TASK INSTRUCTIONS »
Every line of the material is to be quoted verbatim, minus the pictures.

GIVEN INFORMATION »
◆ ◆ ◆ ◆
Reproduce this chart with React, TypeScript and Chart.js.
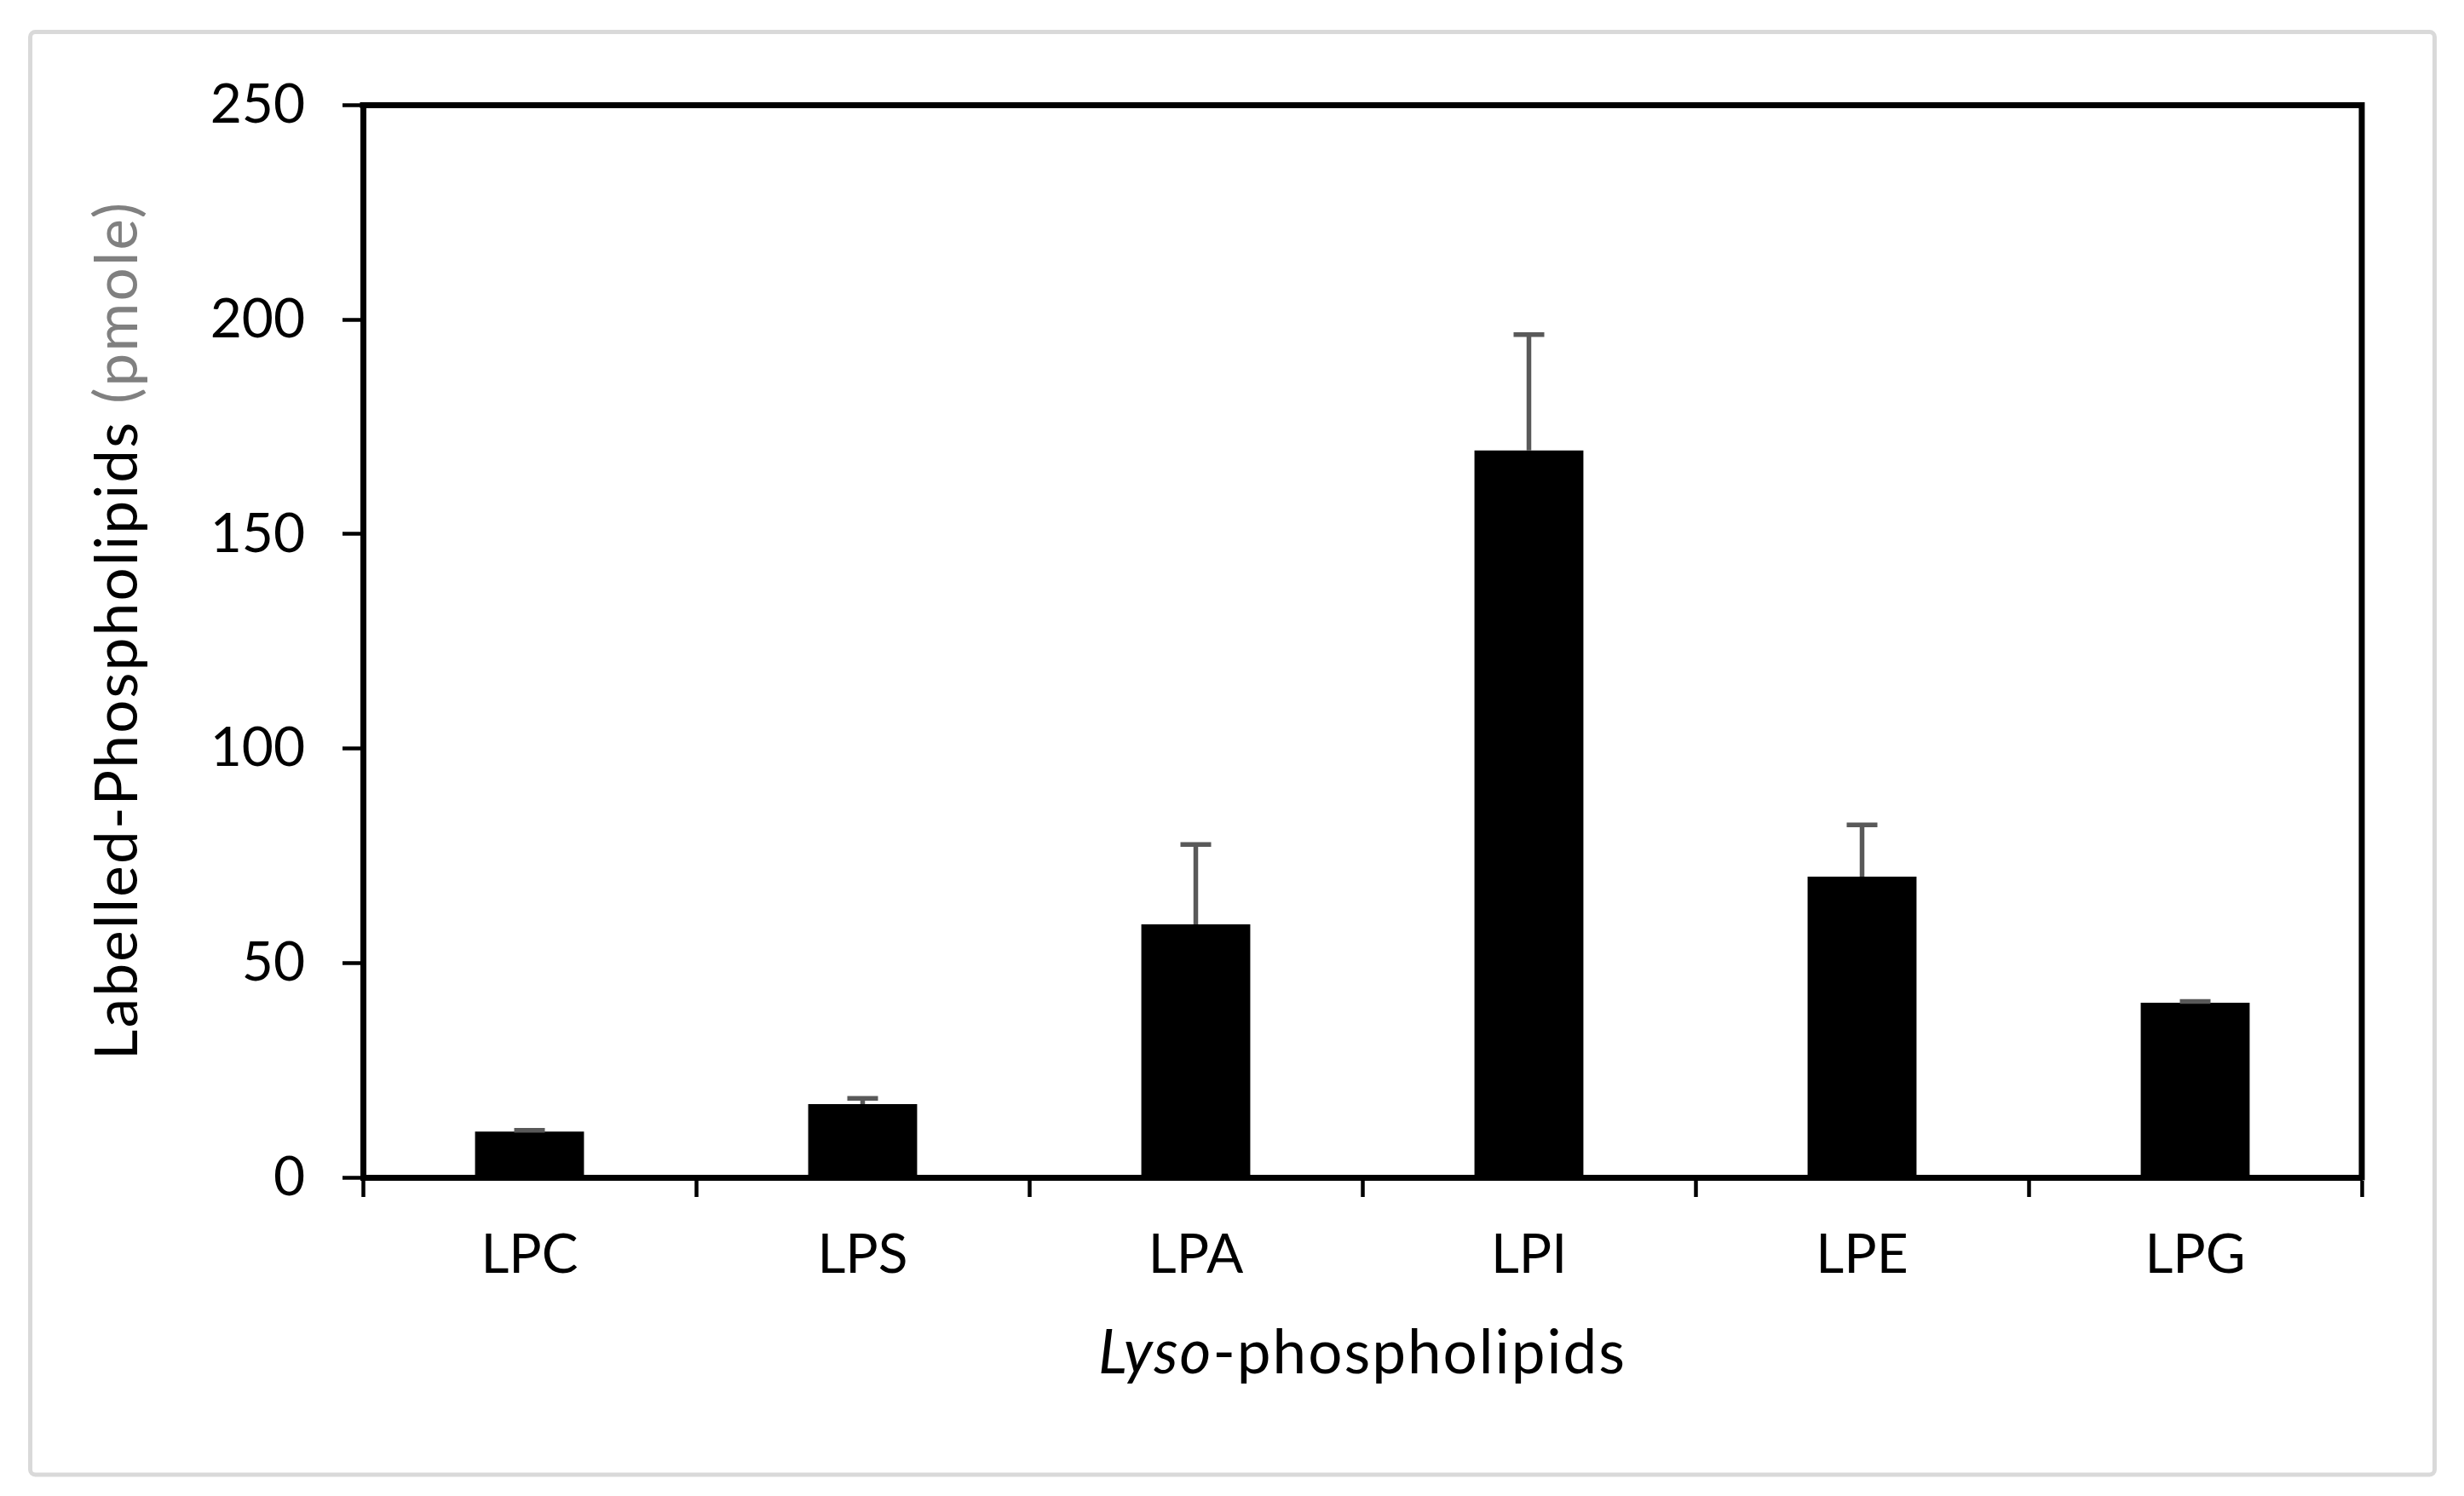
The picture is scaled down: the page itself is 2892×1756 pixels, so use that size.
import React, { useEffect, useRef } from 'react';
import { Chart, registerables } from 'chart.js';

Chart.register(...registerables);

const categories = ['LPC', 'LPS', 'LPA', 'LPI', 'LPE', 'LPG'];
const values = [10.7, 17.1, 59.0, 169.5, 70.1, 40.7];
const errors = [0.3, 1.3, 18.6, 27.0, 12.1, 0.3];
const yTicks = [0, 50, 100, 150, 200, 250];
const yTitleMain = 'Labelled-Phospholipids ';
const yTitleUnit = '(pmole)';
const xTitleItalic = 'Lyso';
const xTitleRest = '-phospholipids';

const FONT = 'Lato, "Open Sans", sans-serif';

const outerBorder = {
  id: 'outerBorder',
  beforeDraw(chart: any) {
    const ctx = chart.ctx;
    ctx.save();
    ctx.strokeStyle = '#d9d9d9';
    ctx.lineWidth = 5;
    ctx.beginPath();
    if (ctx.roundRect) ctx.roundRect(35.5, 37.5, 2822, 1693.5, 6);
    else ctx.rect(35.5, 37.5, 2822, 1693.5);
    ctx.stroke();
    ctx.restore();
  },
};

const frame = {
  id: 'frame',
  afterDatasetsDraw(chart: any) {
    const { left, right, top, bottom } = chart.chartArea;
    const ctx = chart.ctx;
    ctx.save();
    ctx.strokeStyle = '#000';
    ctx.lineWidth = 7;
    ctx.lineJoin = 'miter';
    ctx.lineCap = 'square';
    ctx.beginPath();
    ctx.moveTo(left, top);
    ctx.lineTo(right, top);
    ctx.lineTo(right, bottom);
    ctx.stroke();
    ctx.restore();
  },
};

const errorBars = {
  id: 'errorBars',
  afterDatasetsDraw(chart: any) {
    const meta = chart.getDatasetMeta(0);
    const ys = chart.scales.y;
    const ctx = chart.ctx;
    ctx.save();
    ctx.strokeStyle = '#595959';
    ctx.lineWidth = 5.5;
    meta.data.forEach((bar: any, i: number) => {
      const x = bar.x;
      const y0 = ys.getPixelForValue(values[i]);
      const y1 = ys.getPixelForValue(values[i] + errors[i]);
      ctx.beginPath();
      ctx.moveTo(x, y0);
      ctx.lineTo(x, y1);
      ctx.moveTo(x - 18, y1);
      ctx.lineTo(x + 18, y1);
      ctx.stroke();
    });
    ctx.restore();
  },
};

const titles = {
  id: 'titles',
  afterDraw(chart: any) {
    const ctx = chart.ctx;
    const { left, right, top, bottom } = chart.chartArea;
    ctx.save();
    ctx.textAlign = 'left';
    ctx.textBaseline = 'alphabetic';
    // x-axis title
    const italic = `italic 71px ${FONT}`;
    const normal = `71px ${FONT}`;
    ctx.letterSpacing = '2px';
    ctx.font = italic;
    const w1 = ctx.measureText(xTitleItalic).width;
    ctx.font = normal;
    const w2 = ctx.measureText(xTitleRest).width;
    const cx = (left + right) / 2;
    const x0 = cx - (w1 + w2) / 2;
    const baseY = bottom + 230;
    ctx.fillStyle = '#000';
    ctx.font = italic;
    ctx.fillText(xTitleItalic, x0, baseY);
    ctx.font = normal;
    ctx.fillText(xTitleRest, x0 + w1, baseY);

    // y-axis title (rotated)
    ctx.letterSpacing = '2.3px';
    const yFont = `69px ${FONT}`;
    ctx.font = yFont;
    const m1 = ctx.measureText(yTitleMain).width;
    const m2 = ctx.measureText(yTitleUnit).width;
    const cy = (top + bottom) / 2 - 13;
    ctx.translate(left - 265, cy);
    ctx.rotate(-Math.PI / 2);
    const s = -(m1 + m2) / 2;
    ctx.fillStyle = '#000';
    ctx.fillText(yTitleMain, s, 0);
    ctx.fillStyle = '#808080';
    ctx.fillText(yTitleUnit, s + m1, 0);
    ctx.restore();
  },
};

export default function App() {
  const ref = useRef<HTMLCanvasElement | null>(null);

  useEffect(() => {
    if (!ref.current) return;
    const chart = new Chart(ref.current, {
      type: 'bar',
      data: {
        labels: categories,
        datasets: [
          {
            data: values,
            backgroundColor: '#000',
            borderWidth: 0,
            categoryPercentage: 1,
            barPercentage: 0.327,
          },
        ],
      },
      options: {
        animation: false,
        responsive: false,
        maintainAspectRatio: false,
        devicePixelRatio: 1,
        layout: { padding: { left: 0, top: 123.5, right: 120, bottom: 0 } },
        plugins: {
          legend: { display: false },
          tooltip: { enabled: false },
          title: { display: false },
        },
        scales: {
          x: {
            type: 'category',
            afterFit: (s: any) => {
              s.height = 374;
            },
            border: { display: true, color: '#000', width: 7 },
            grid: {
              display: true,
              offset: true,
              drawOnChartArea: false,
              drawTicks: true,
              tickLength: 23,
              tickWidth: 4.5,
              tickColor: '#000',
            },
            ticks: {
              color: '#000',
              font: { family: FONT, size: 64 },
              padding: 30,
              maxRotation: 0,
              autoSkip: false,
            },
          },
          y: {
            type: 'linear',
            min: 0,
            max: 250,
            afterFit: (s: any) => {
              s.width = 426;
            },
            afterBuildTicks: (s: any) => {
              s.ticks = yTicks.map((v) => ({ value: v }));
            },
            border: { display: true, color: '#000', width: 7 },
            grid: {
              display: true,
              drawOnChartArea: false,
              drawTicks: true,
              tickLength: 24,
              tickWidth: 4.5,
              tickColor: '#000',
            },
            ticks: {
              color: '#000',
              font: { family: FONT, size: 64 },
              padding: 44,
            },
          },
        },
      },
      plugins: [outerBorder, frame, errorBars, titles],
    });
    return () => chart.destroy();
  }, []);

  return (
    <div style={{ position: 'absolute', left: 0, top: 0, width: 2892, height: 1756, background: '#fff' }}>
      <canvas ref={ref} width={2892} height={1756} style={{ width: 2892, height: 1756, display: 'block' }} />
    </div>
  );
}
◆ ◆ ◆ ◆
TASK ANSWER »
Reproduce this chart with React, TypeScript and Chart.js.
The picture is scaled down: the page itself is 2892×1756 pixels, so use that size.
import React, { useEffect, useRef } from 'react';
import { Chart, registerables } from 'chart.js';

Chart.register(...registerables);

const categories = ['LPC', 'LPS', 'LPA', 'LPI', 'LPE', 'LPG'];
const values = [10.7, 17.1, 59.0, 169.5, 70.1, 40.7];
const errors = [0.3, 1.3, 18.6, 27.0, 12.1, 0.3];
const yTicks = [0, 50, 100, 150, 200, 250];
const yTitleMain = 'Labelled-Phospholipids ';
const yTitleUnit = '(pmole)';
const xTitleItalic = 'Lyso';
const xTitleRest = '-phospholipids';

const FONT = 'Lato, "Open Sans", sans-serif';

const outerBorder = {
  id: 'outerBorder',
  beforeDraw(chart: any) {
    const ctx = chart.ctx;
    ctx.save();
    ctx.strokeStyle = '#d9d9d9';
    ctx.lineWidth = 5;
    ctx.beginPath();
    if (ctx.roundRect) ctx.roundRect(35.5, 37.5, 2822, 1693.5, 6);
    else ctx.rect(35.5, 37.5, 2822, 1693.5);
    ctx.stroke();
    ctx.restore();
  },
};

const frame = {
  id: 'frame',
  afterDatasetsDraw(chart: any) {
    const { left, right, top, bottom } = chart.chartArea;
    const ctx = chart.ctx;
    ctx.save();
    ctx.strokeStyle = '#000';
    ctx.lineWidth = 7;
    ctx.lineJoin = 'miter';
    ctx.lineCap = 'square';
    ctx.beginPath();
    ctx.moveTo(left, top);
    ctx.lineTo(right, top);
    ctx.lineTo(right, bottom);
    ctx.stroke();
    ctx.restore();
  },
};

const errorBars = {
  id: 'errorBars',
  afterDatasetsDraw(chart: any) {
    const meta = chart.getDatasetMeta(0);
    const ys = chart.scales.y;
    const ctx = chart.ctx;
    ctx.save();
    ctx.strokeStyle = '#595959';
    ctx.lineWidth = 5.5;
    meta.data.forEach((bar: any, i: number) => {
      const x = bar.x;
      const y0 = ys.getPixelForValue(values[i]);
      const y1 = ys.getPixelForValue(values[i] + errors[i]);
      ctx.beginPath();
      ctx.moveTo(x, y0);
      ctx.lineTo(x, y1);
      ctx.moveTo(x - 18, y1);
      ctx.lineTo(x + 18, y1);
      ctx.stroke();
    });
    ctx.restore();
  },
};

const titles = {
  id: 'titles',
  afterDraw(chart: any) {
    const ctx = chart.ctx;
    const { left, right, top, bottom } = chart.chartArea;
    ctx.save();
    ctx.textAlign = 'left';
    ctx.textBaseline = 'alphabetic';
    // x-axis title
    const italic = `italic 71px ${FONT}`;
    const normal = `71px ${FONT}`;
    ctx.letterSpacing = '2px';
    ctx.font = italic;
    const w1 = ctx.measureText(xTitleItalic).width;
    ctx.font = normal;
    const w2 = ctx.measureText(xTitleRest).width;
    const cx = (left + right) / 2;
    const x0 = cx - (w1 + w2) / 2;
    const baseY = bottom + 230;
    ctx.fillStyle = '#000';
    ctx.font = italic;
    ctx.fillText(xTitleItalic, x0, baseY);
    ctx.font = normal;
    ctx.fillText(xTitleRest, x0 + w1, baseY);

    // y-axis title (rotated)
    ctx.letterSpacing = '2.3px';
    const yFont = `69px ${FONT}`;
    ctx.font = yFont;
    const m1 = ctx.measureText(yTitleMain).width;
    const m2 = ctx.measureText(yTitleUnit).width;
    const cy = (top + bottom) / 2 - 13;
    ctx.translate(left - 265, cy);
    ctx.rotate(-Math.PI / 2);
    const s = -(m1 + m2) / 2;
    ctx.fillStyle = '#000';
    ctx.fillText(yTitleMain, s, 0);
    ctx.fillStyle = '#808080';
    ctx.fillText(yTitleUnit, s + m1, 0);
    ctx.restore();
  },
};

export default function App() {
  const ref = useRef<HTMLCanvasElement | null>(null);

  useEffect(() => {
    if (!ref.current) return;
    const chart = new Chart(ref.current, {
      type: 'bar',
      data: {
        labels: categories,
        datasets: [
          {
            data: values,
            backgroundColor: '#000',
            borderWidth: 0,
            categoryPercentage: 1,
            barPercentage: 0.327,
          },
        ],
      },
      options: {
        animation: false,
        responsive: false,
        maintainAspectRatio: false,
        devicePixelRatio: 1,
        layout: { padding: { left: 0, top: 123.5, right: 120, bottom: 0 } },
        plugins: {
          legend: { display: false },
          tooltip: { enabled: false },
          title: { display: false },
        },
        scales: {
          x: {
            type: 'category',
            afterFit: (s: any) => {
              s.height = 374;
            },
            border: { display: true, color: '#000', width: 7 },
            grid: {
              display: true,
              offset: true,
              drawOnChartArea: false,
              drawTicks: true,
              tickLength: 23,
              tickWidth: 4.5,
              tickColor: '#000',
            },
            ticks: {
              color: '#000',
              font: { family: FONT, size: 64 },
              padding: 30,
              maxRotation: 0,
              autoSkip: false,
            },
          },
          y: {
            type: 'linear',
            min: 0,
            max: 250,
            afterFit: (s: any) => {
              s.width = 426;
            },
            afterBuildTicks: (s: any) => {
              s.ticks = yTicks.map((v) => ({ value: v }));
            },
            border: { display: true, color: '#000', width: 7 },
            grid: {
              display: true,
              drawOnChartArea: false,
              drawTicks: true,
              tickLength: 24,
              tickWidth: 4.5,
              tickColor: '#000',
            },
            ticks: {
              color: '#000',
              font: { family: FONT, size: 64 },
              padding: 44,
            },
          },
        },
      },
      plugins: [outerBorder, frame, errorBars, titles],
    });
    return () => chart.destroy();
  }, []);

  return (
    <div style={{ position: 'absolute', left: 0, top: 0, width: 2892, height: 1756, background: '#fff' }}>
      <canvas ref={ref} width={2892} height={1756} style={{ width: 2892, height: 1756, display: 'block' }} />
    </div>
  );
}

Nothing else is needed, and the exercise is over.